Sunday, January 16, 2011

It's a brand new Year

Happy new year to all...I spent a lot of time thinking about what would be my new year's resolution for this new and exciting year to come, after all it better be a good one because the world is going to end next year..he he ya right. No seriously I plan to have a good year and wanted to wish for something huge, something that would contribute greatly to my happiness. So I wished for "INSPIRATION" I want to be inspired about something every day. I think that to be inspired is what everyone needs, so I am wishing that for everyone this year. Inspiration makes me feel alive and excited, it energises me and gives a sense of real hope and an urgency to follow things through, I wake up excited to create and produce and to be better and happy.
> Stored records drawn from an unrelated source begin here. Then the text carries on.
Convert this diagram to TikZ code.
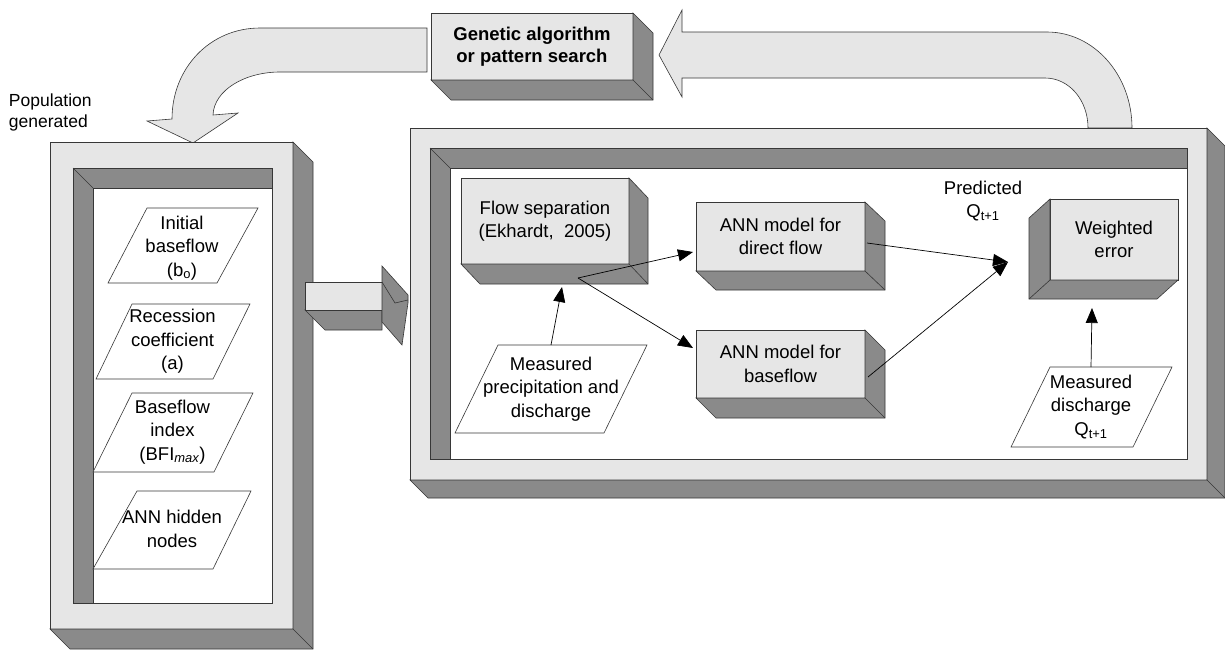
\documentclass[tikz,border=0pt]{standalone}
\usepackage{fontspec}
\setmainfont{Liberation Sans}
\usetikzlibrary{calc,arrows.meta}
\definecolor{lightface}{RGB}{230,230,230}
\definecolor{darkface}{RGB}{138,138,138}
\definecolor{edgecol}{RGB}{55,55,55}
\tikzset{
 face/.style={draw=edgecol, line width=0.6pt, fill=lightface, inner sep=0pt, outer sep=0pt, align=center, font=\fontsize{18.5}{23.5}\selectfont},
 dark/.style={draw=edgecol, line width=0.6pt, fill=darkface},
 txt/.style={inner sep=0pt, outer sep=0pt, align=center, font=\fontsize{18.5}{23.5}\selectfont},
 para/.style={draw=edgecol, line width=0.6pt, fill=white},
 arr/.style={draw=black, line width=0.7pt, -{Triangle[length=15pt,width=12pt]}},
 blockarrow/.style={draw=edgecol, line width=0.6pt, fill=lightface},
 edgeline/.style={draw=edgecol, line width=0.6pt},
}
% extrusion down-right
\newcommand\mkdepth[3]{%
 \filldraw[dark] (#1.north east) -- ++(#2,#3) -- ($(#1.south east)+(#2,#3)$) -- ($(#1.south west)+(#2,#3)$) -- (#1.south west) -- (#1.south east) -- cycle;
 \draw[edgeline] (#1.south east) -- ($(#1.south east)+(#2,#3)$);}
% extrusion down-left
\newcommand\mkdepthleft[3]{%
 \filldraw[dark] (#1.north west) -- ++(#2,#3) -- ($(#1.south west)+(#2,#3)$) -- ($(#1.south east)+(#2,#3)$) -- (#1.south east) -- (#1.south west) -- cycle;
 \draw[edgeline] (#1.south west) -- ($(#1.south west)+(#2,#3)$);}
\begin{document}
\begin{tikzpicture}[x=1pt,y=-1pt]
\useasboundingbox (0,0) rectangle (1225,651);

% ---- curved block arrows ----
\filldraw[blockarrow] (427,28) -- (260,28) .. controls (210,28) and (172,68) .. (172,119) -- (147,121) -- (193,143) -- (238,113) -- (213,115) .. controls (214,90) and (245,72) .. (280,72) -- (427,72) -- cycle;
\filldraw[blockarrow] (659,55) -- (682,10) -- (682,32) -- (1047,32) .. controls (1094,32) and (1132,75) .. (1132,128) -- (1088,128) .. controls (1088,100) and (1069,78) .. (1045,78) -- (682,78) -- (682,97) -- cycle;

% ---- genetic algorithm box ----
\node[face, font=\bfseries\fontsize{18.5}{22}\selectfont, minimum width=202, minimum height=67] (ga) at (532,46.5) {Genetic algorithm\\or pattern search};
\mkdepth{ga}{20}{20}

% ---- left frame ----
\node[face, minimum width=243, minimum height=487] (lf) at (171.5,385.5) {};
\mkdepth{lf}{20}{20}
\filldraw[edgeline, fill=white] (73,168) rectangle (272,603);
\filldraw[dark] (73,168) -- (272,168) -- (272,188) -- (93,188) -- (93,603) -- (73,603) -- cycle;
\draw[edgeline] (73,168) -- (93,188);

% ---- right frame ----
\node[face, minimum width=797, minimum height=352] (rf) at (808.5,304) {};
\mkdepth{rf}{18}{18}
\filldraw[edgeline, fill=white] (430,148) rectangle (1187,459);
\filldraw[dark] (430,148) -- (1187,148) -- (1187,168) -- (450,168) -- (450,459) -- (430,459) -- cycle;
\draw[edgeline] (430,148) -- (450,168);

% ---- block arrow between frames ----
\filldraw[dark] (305,310) -- (325,330) -- (382,330) -- (382,310) -- cycle;
\filldraw[blockarrow] (305,282) rectangle (382,310);
\filldraw[dark] (382,266) -- (408,295) -- (408,303) -- (402,345) -- (382,322) -- cycle;
\draw[edgeline] (382,282) -- (395,303) -- (408,300);

% ---- label ----
\node[txt, anchor=west, align=left, font=\fontsize{17.5}{21}\selectfont] (pop) at (9,112) {Population\\generated};

% ---- left parameters ----
\filldraw[para] (147,208) -- (258,208) -- (217,283) -- (108,283) -- cycle;
\node[txt] (ib) at (182,248) {Initial\\baseflow\\(b\textsubscript{o})};
\filldraw[para] (132,304) -- (250,304) -- (213,379) -- (96,379) -- cycle;
\node[txt] (rc) at (172.5,341.5) {Recession\\coefficient\\(a)};
\filldraw[para] (132,393) -- (253,393) -- (214,472) -- (93,472) -- cycle;
\node[txt] (bi) at (172.5,432) {Baseflow\\index\\(BFI\textsubscript{\itshape max})};
\filldraw[para] (137,491) -- (251,491) -- (213,569) -- (93,569) -- cycle;
\node[txt] (an) at (172,529) {ANN hidden\\nodes};

% ---- right panel contents ----
\filldraw[para] (498,345) -- (647,345) -- (604,433) -- (455,433) -- cycle;
\node[txt, minimum height=88] (mp) at (551,389) {Measured\\precipitation and\\discharge};
\filldraw[para] (1050,367) -- (1172,367) -- (1133,447) -- (1011,447) -- cycle;
\node[txt, minimum height=80] (md) at (1091,407) {Measured\\discharge\\Q\textsubscript{t+1}};

\node[face, minimum width=168, minimum height=86] (fs) at (545,221) {Flow separation\\(Ekhardt,\ \ 2005)};
\mkdepth{fs}{19}{20}
\node[face, minimum width=169, minimum height=69] (df) at (780.5,236.5) {ANN model for\\direct flow};
\mkdepth{df}{20}{19}
\node[face, minimum width=169, minimum height=68] (bf) at (780.5,364) {ANN model for\\baseflow};
\mkdepth{bf}{20}{20}
\node[face, minimum width=128, minimum height=81] (we) at (1114,239.5) {Weighted\\error};
\mkdepthleft{we}{-21}{19}
\node[txt] (pred) at (983,201) {Predicted\\Q\textsubscript{t+1}};

% ---- connectors ----
\coordinate (fsin) at ($(fs.south)+(17,23)$);
\coordinate (fsout) at ($(fs.south)+(33,14)$);
\coordinate (dfin) at ($(df.west)+(-3,15.5)$);
\coordinate (bfin) at ($(bf.west)+(-3,-16)$);
\coordinate (dfout) at ($(df.east)+(2,6.5)$);
\coordinate (bfout) at ($(bf.east)+(3,13)$);
\coordinate (pq) at (1008,262);
\coordinate (wein) at ($(we.south)+(-22,28)$);
\draw[arr] (mp.north) -- (fsin);
\draw[arr] (fsout) -- (dfin);
\draw[arr] (fsout) -- (bfin);
\draw[arr] (dfout) -- (pq);
\draw[arr] (bfout) -- (pq);
\draw[arr] (md.north) -- (wein);
\end{tikzpicture}
\end{document}
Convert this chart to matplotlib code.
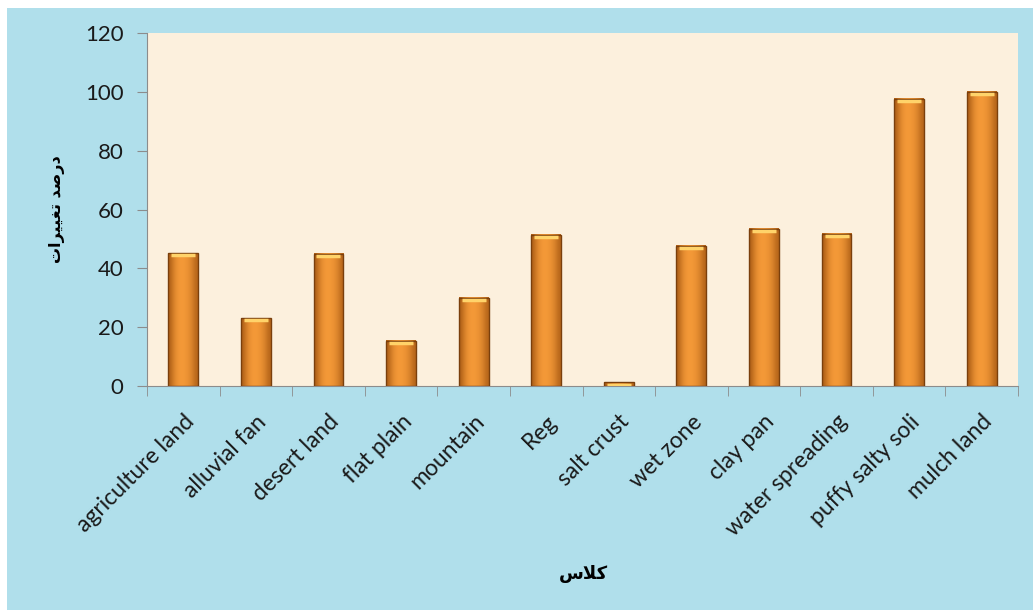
import numpy as np
import matplotlib.pyplot as plt
from matplotlib.patches import Rectangle
from matplotlib.colors import LinearSegmentedColormap

# data
categories = ['agriculture land', 'alluvial fan', 'desert land', 'flat plain',
              'mountain', 'Reg', 'salt crust', 'wet zone', 'clay pan',
              'water spreading', 'puffy salty soli', 'mulch land']
values = [45.2, 23.1, 44.9, 15.3, 30.0, 51.4, 1.2, 47.6, 53.4, 51.7, 97.6, 100.0]
yticks = [0, 20, 40, 60, 80, 100, 120]

# Persian labels, pre-shaped (presentation forms) and in visual order
ylabel_fa = '\uFE95\uFE8D\uFEAE\uFEF4\uFEF4\uFED0\uFE97 \uFEAA\uFEBB\uFEAD\uFEA9'  # درصد تغییرات
xlabel_fa = '\uFEB1\uFEFC\uFEDB'  # کلاس

fig = plt.figure(figsize=(10.33, 6.10), dpi=100)
fig.patch.set_facecolor('white')

# light blue backdrop (leaves a thin white strip on top and left)
fig.patches.append(Rectangle((7 / 1033, 0), 1, 1 - 8 / 610, transform=fig.transFigure,
                             facecolor='#b0dfeb', edgecolor='none', zorder=-10))

ax = fig.add_axes([147 / 1033, 1 - 386 / 610, (1018 - 147) / 1033, (386 - 33) / 610])
ax.set_facecolor('#fcf0dd')

x = np.arange(len(categories))
w = 0.41

# orange bars with a horizontal shading
grad = np.array([[0.55, 0.8, 0.95, 1.0, 0.98, 0.92, 0.8, 0.6]])
cmap = LinearSegmentedColormap.from_list('bar', ['#a85a14', '#f59a38'])
for xi, v in zip(x, values):
    ax.imshow(grad, extent=(xi - w / 2, xi + w / 2, 0, v), aspect='auto',
              cmap=cmap, vmin=0.5, vmax=1.0, zorder=2, interpolation='bicubic')
ax.bar(x, values, width=w, facecolor='none', edgecolor='#7a3f0c', linewidth=1.0, zorder=3)
# light bevel on the top of each bar
for xi, v in zip(x, values):
    ax.plot([xi - w / 2 + 0.04, xi + w / 2 - 0.04], [v - 0.8, v - 0.8],
            color='#ffd36a', linewidth=2.5, zorder=4, solid_capstyle='butt')

ax.set_xlim(-0.5, len(categories) - 0.5)
ax.set_ylim(0, 120)
ax.set_yticks(yticks)
ax.set_xticks(x)
ax.set_xticks(np.arange(-0.5, len(categories), 1.0), minor=True)
ax.tick_params(axis='x', which='major', length=0, pad=18)
ax.tick_params(axis='x', which='minor', length=7, color='#8c8c8c')
ax.tick_params(axis='y', length=7, color='#8c8c8c', pad=10)

for s in ['top', 'right']:
    ax.spines[s].set_visible(False)
for s in ['left', 'bottom']:
    ax.spines[s].set_color('#8c8c8c')

ax.set_yticklabels([str(t) for t in yticks], fontsize=16, fontfamily='Lato', color='#1a1a1a')
ax.set_xticklabels(categories, rotation=45, ha='right', rotation_mode='anchor',
                   fontsize=16.5, fontfamily='Lato', color='#1a1a1a')

ax.set_ylabel(ylabel_fa, fontsize=11.5, fontweight='bold', fontfamily='DejaVu Sans', labelpad=14)
fig.text(583 / 1033, 1 - 574 / 610, xlabel_fa, fontsize=13, fontweight='bold',
         fontfamily='DejaVu Sans', ha='center', va='center')

fig.savefig('out.png', dpi=100, facecolor=fig.get_facecolor())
My new year started off great so I am already feeling that my wish has come true. My brother came all the way from Denmark with his partner and her parents to tour this beautiful country. They stopped over in Cape Town for a few days and gave me a new lens for my camera, how cool is that? When they left my son arrived with his girlfriend and stayed for two weeks......ha ha I have such a good time with him and his girlfriend is tooo cute I tease her a lot but she is so good for it and they seem so happy together, and that's really all I ever want. My son is eighteen and just finished high school.....Didi is still attending school but, they managed to do some work and save for the visit. My son Damian....passed his exams...ye!!!! and can attend varsity if he wishes to further his studies. That's not all......they both gave me money from an anonomous person to use for equipment for my camera..not sure why they wish to stay anonomous? cause it is so hard to say "thank you". So who said wishes can't come true?
I have sent my photos out and they are now hanging in various place, so I am hopeing to get some sales in for them soon. So?....so far so good......The universe is such a wonderful place....hey! that reminds me.........I feel saddened and still surprised to hear how many people still lack "Faith"..Hey guys!!!! it does not matter what you have faith in....just believe that something is watching over you ok.....Sometimes very shitty things happen and one wonders how on earth one will cope or get through the period. If one just hangs on to that rudder and stays the course it will get better, Goodness will find you, have faith and and just believe please....... happiness, goodness and peace will find you if you let it. Don't hide, just keep going and it will all pass. Have a great year and may you all be so inspired this year. Take care of yourself and always be kind.